◆ **TASK STATEMENT**
Write out the entire listing below exactly as it appears, minus any pictures.

◆ **COLLECTED DATA**
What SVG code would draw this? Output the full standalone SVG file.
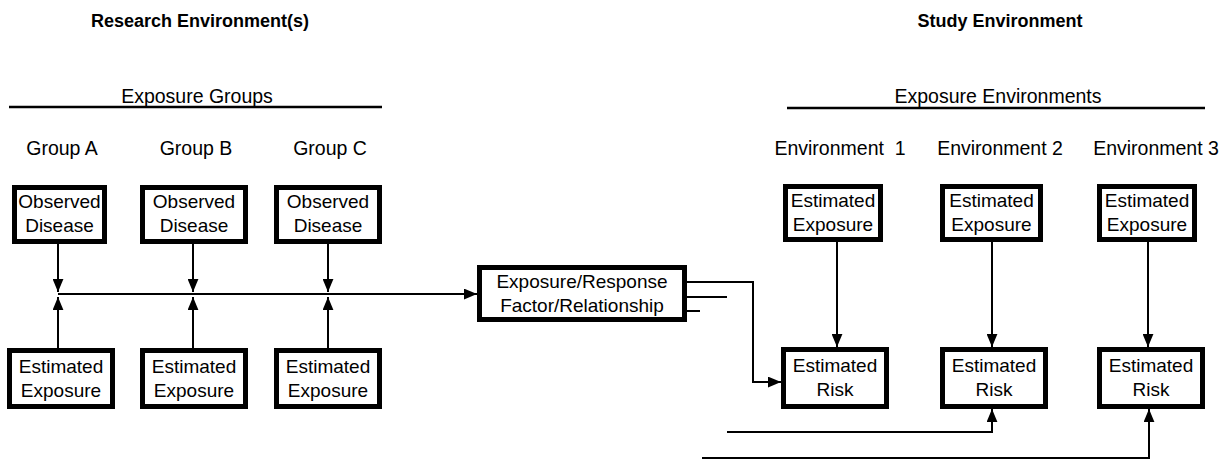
<svg xmlns="http://www.w3.org/2000/svg" width="1230" height="463" viewBox="0 0 1230 463">
<style>
text{font-family:"Liberation Sans",Arial,sans-serif;fill:#000}
.t{font-size:18px;font-weight:bold;text-anchor:middle}
.l{font-size:19.5px;text-anchor:middle}
.b{font-size:19px;text-anchor:middle}
.box{fill:#fff;stroke:#000;stroke-width:5}
.c{fill:none;stroke:#000;stroke-width:2}
.hd{stroke:#000;stroke-width:2.5}
</style>
<defs>
<marker id="ah" viewBox="0 0 12 10" refX="12" refY="5" markerWidth="13" markerHeight="11" markerUnits="userSpaceOnUse" orient="auto">
<path d="M0,0 L12,5 L0,10 Z" fill="#000"/>
</marker>
</defs>
<rect width="1230" height="463" fill="#fff"/>
<g id="headings">
<text class="t" x="200" y="27">Research Environment(s)</text>
<text class="t" x="1000" y="27">Study Environment</text>
<text class="l" x="197" y="103">Exposure Groups</text>
<line class="hd" x1="9" y1="107" x2="382" y2="107"/>
<text class="l" x="998" y="103">Exposure Environments</text>
<line class="hd" x1="787" y1="108" x2="1205" y2="108"/>
<text class="l" x="62" y="155">Group A</text>
<text class="l" x="196" y="155">Group B</text>
<text class="l" x="330" y="155">Group C</text>
<text class="l" x="840" y="155" xml:space="preserve">Environment  1</text>
<text class="l" x="1000" y="155">Environment 2</text>
<text class="l" x="1156" y="155">Environment 3</text>
</g>
<g id="connectors">
<line class="c" x1="58" y1="244" x2="58" y2="292" marker-end="url(#ah)"/>
<line class="c" x1="193" y1="244" x2="193" y2="292" marker-end="url(#ah)"/>
<line class="c" x1="328" y1="244" x2="328" y2="292" marker-end="url(#ah)"/>
<line class="c" x1="58" y1="348" x2="58" y2="297" marker-end="url(#ah)"/>
<line class="c" x1="193" y1="348" x2="193" y2="297" marker-end="url(#ah)"/>
<line class="c" x1="328" y1="348" x2="328" y2="297" marker-end="url(#ah)"/>
<line class="c" x1="58" y1="294" x2="477" y2="294" stroke-width="3" marker-end="url(#ah)"/>
<polyline class="c" points="687,282 753,282 753,382 781,382" marker-end="url(#ah)"/>
<line class="c" x1="687" y1="297" x2="727" y2="297"/>
<line class="c" x1="687" y1="311" x2="700" y2="311"/>
<line class="c" x1="837" y1="242" x2="837" y2="347" marker-end="url(#ah)"/>
<line class="c" x1="992" y1="242" x2="992" y2="347" marker-end="url(#ah)"/>
<line class="c" x1="1148" y1="242" x2="1148" y2="347" marker-end="url(#ah)"/>
<polyline class="c" points="727,432 992,432 992,409" marker-end="url(#ah)"/>
<polyline class="c" points="702,458 1149,458 1149,409" marker-end="url(#ah)"/>
</g>
<g id="obsA"><rect class="box" x="14.5" y="187.5" width="90" height="54"/><text class="b" x="59.5" y="208">Observed</text><text class="b" x="59.5" y="232">Disease</text></g>
<g id="obsB"><rect class="box" x="142.5" y="187.5" width="103" height="54"/><text class="b" x="194" y="208">Observed</text><text class="b" x="194" y="232">Disease</text></g>
<g id="obsC"><rect class="box" x="276.5" y="187.5" width="103" height="54"/><text class="b" x="328" y="208">Observed</text><text class="b" x="328" y="232">Disease</text></g>
<g id="expA"><rect class="box" x="9.5" y="350.5" width="103" height="56"/><text class="b" x="61" y="373">Estimated</text><text class="b" x="61" y="397">Exposure</text></g>
<g id="expB"><rect class="box" x="142.5" y="350.5" width="103" height="56"/><text class="b" x="194" y="373">Estimated</text><text class="b" x="194" y="397">Exposure</text></g>
<g id="expC"><rect class="box" x="276.5" y="350.5" width="103" height="56"/><text class="b" x="328" y="373">Estimated</text><text class="b" x="328" y="397">Exposure</text></g>
<g id="erf"><rect class="box" x="479.5" y="267.5" width="205" height="52"/><text class="b" x="582" y="288">Exposure/Response</text><text class="b" x="582" y="312">Factor/Relationship</text></g>
<g id="env1exp"><rect class="box" x="785.5" y="186.5" width="95" height="53"/><text class="b" x="833" y="207">Estimated</text><text class="b" x="833" y="231">Exposure</text></g>
<g id="env2exp"><rect class="box" x="942.5" y="186.5" width="98" height="53"/><text class="b" x="991.5" y="207">Estimated</text><text class="b" x="991.5" y="231">Exposure</text></g>
<g id="env3exp"><rect class="box" x="1099.5" y="186.5" width="95" height="53"/><text class="b" x="1147" y="207">Estimated</text><text class="b" x="1147" y="231">Exposure</text></g>
<g id="env1risk"><rect class="box" x="783.5" y="349.5" width="103" height="57"/><text class="b" x="835" y="372">Estimated</text><text class="b" x="835" y="396">Risk</text></g>
<g id="env2risk"><rect class="box" x="942.5" y="349.5" width="103" height="57"/><text class="b" x="994" y="372">Estimated</text><text class="b" x="994" y="396">Risk</text></g>
<g id="env3risk"><rect class="box" x="1099.5" y="349.5" width="103" height="57"/><text class="b" x="1151" y="372">Estimated</text><text class="b" x="1151" y="396">Risk</text></g>
</svg>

◆ **REPLY TO THE TASK**
What SVG code would draw this? Output the full standalone SVG file.
<svg xmlns="http://www.w3.org/2000/svg" width="1230" height="463" viewBox="0 0 1230 463">
<style>
text{font-family:"Liberation Sans",Arial,sans-serif;fill:#000}
.t{font-size:18px;font-weight:bold;text-anchor:middle}
.l{font-size:19.5px;text-anchor:middle}
.b{font-size:19px;text-anchor:middle}
.box{fill:#fff;stroke:#000;stroke-width:5}
.c{fill:none;stroke:#000;stroke-width:2}
.hd{stroke:#000;stroke-width:2.5}
</style>
<defs>
<marker id="ah" viewBox="0 0 12 10" refX="12" refY="5" markerWidth="13" markerHeight="11" markerUnits="userSpaceOnUse" orient="auto">
<path d="M0,0 L12,5 L0,10 Z" fill="#000"/>
</marker>
</defs>
<rect width="1230" height="463" fill="#fff"/>
<g id="headings">
<text class="t" x="200" y="27">Research Environment(s)</text>
<text class="t" x="1000" y="27">Study Environment</text>
<text class="l" x="197" y="103">Exposure Groups</text>
<line class="hd" x1="9" y1="107" x2="382" y2="107"/>
<text class="l" x="998" y="103">Exposure Environments</text>
<line class="hd" x1="787" y1="108" x2="1205" y2="108"/>
<text class="l" x="62" y="155">Group A</text>
<text class="l" x="196" y="155">Group B</text>
<text class="l" x="330" y="155">Group C</text>
<text class="l" x="840" y="155" xml:space="preserve">Environment  1</text>
<text class="l" x="1000" y="155">Environment 2</text>
<text class="l" x="1156" y="155">Environment 3</text>
</g>
<g id="connectors">
<line class="c" x1="58" y1="244" x2="58" y2="292" marker-end="url(#ah)"/>
<line class="c" x1="193" y1="244" x2="193" y2="292" marker-end="url(#ah)"/>
<line class="c" x1="328" y1="244" x2="328" y2="292" marker-end="url(#ah)"/>
<line class="c" x1="58" y1="348" x2="58" y2="297" marker-end="url(#ah)"/>
<line class="c" x1="193" y1="348" x2="193" y2="297" marker-end="url(#ah)"/>
<line class="c" x1="328" y1="348" x2="328" y2="297" marker-end="url(#ah)"/>
<line class="c" x1="58" y1="294" x2="477" y2="294" stroke-width="3" marker-end="url(#ah)"/>
<polyline class="c" points="687,282 753,282 753,382 781,382" marker-end="url(#ah)"/>
<line class="c" x1="687" y1="297" x2="727" y2="297"/>
<line class="c" x1="687" y1="311" x2="700" y2="311"/>
<line class="c" x1="837" y1="242" x2="837" y2="347" marker-end="url(#ah)"/>
<line class="c" x1="992" y1="242" x2="992" y2="347" marker-end="url(#ah)"/>
<line class="c" x1="1148" y1="242" x2="1148" y2="347" marker-end="url(#ah)"/>
<polyline class="c" points="727,432 992,432 992,409" marker-end="url(#ah)"/>
<polyline class="c" points="702,458 1149,458 1149,409" marker-end="url(#ah)"/>
</g>
<g id="obsA"><rect class="box" x="14.5" y="187.5" width="90" height="54"/><text class="b" x="59.5" y="208">Observed</text><text class="b" x="59.5" y="232">Disease</text></g>
<g id="obsB"><rect class="box" x="142.5" y="187.5" width="103" height="54"/><text class="b" x="194" y="208">Observed</text><text class="b" x="194" y="232">Disease</text></g>
<g id="obsC"><rect class="box" x="276.5" y="187.5" width="103" height="54"/><text class="b" x="328" y="208">Observed</text><text class="b" x="328" y="232">Disease</text></g>
<g id="expA"><rect class="box" x="9.5" y="350.5" width="103" height="56"/><text class="b" x="61" y="373">Estimated</text><text class="b" x="61" y="397">Exposure</text></g>
<g id="expB"><rect class="box" x="142.5" y="350.5" width="103" height="56"/><text class="b" x="194" y="373">Estimated</text><text class="b" x="194" y="397">Exposure</text></g>
<g id="expC"><rect class="box" x="276.5" y="350.5" width="103" height="56"/><text class="b" x="328" y="373">Estimated</text><text class="b" x="328" y="397">Exposure</text></g>
<g id="erf"><rect class="box" x="479.5" y="267.5" width="205" height="52"/><text class="b" x="582" y="288">Exposure/Response</text><text class="b" x="582" y="312">Factor/Relationship</text></g>
<g id="env1exp"><rect class="box" x="785.5" y="186.5" width="95" height="53"/><text class="b" x="833" y="207">Estimated</text><text class="b" x="833" y="231">Exposure</text></g>
<g id="env2exp"><rect class="box" x="942.5" y="186.5" width="98" height="53"/><text class="b" x="991.5" y="207">Estimated</text><text class="b" x="991.5" y="231">Exposure</text></g>
<g id="env3exp"><rect class="box" x="1099.5" y="186.5" width="95" height="53"/><text class="b" x="1147" y="207">Estimated</text><text class="b" x="1147" y="231">Exposure</text></g>
<g id="env1risk"><rect class="box" x="783.5" y="349.5" width="103" height="57"/><text class="b" x="835" y="372">Estimated</text><text class="b" x="835" y="396">Risk</text></g>
<g id="env2risk"><rect class="box" x="942.5" y="349.5" width="103" height="57"/><text class="b" x="994" y="372">Estimated</text><text class="b" x="994" y="396">Risk</text></g>
<g id="env3risk"><rect class="box" x="1099.5" y="349.5" width="103" height="57"/><text class="b" x="1151" y="372">Estimated</text><text class="b" x="1151" y="396">Risk</text></g>
</svg>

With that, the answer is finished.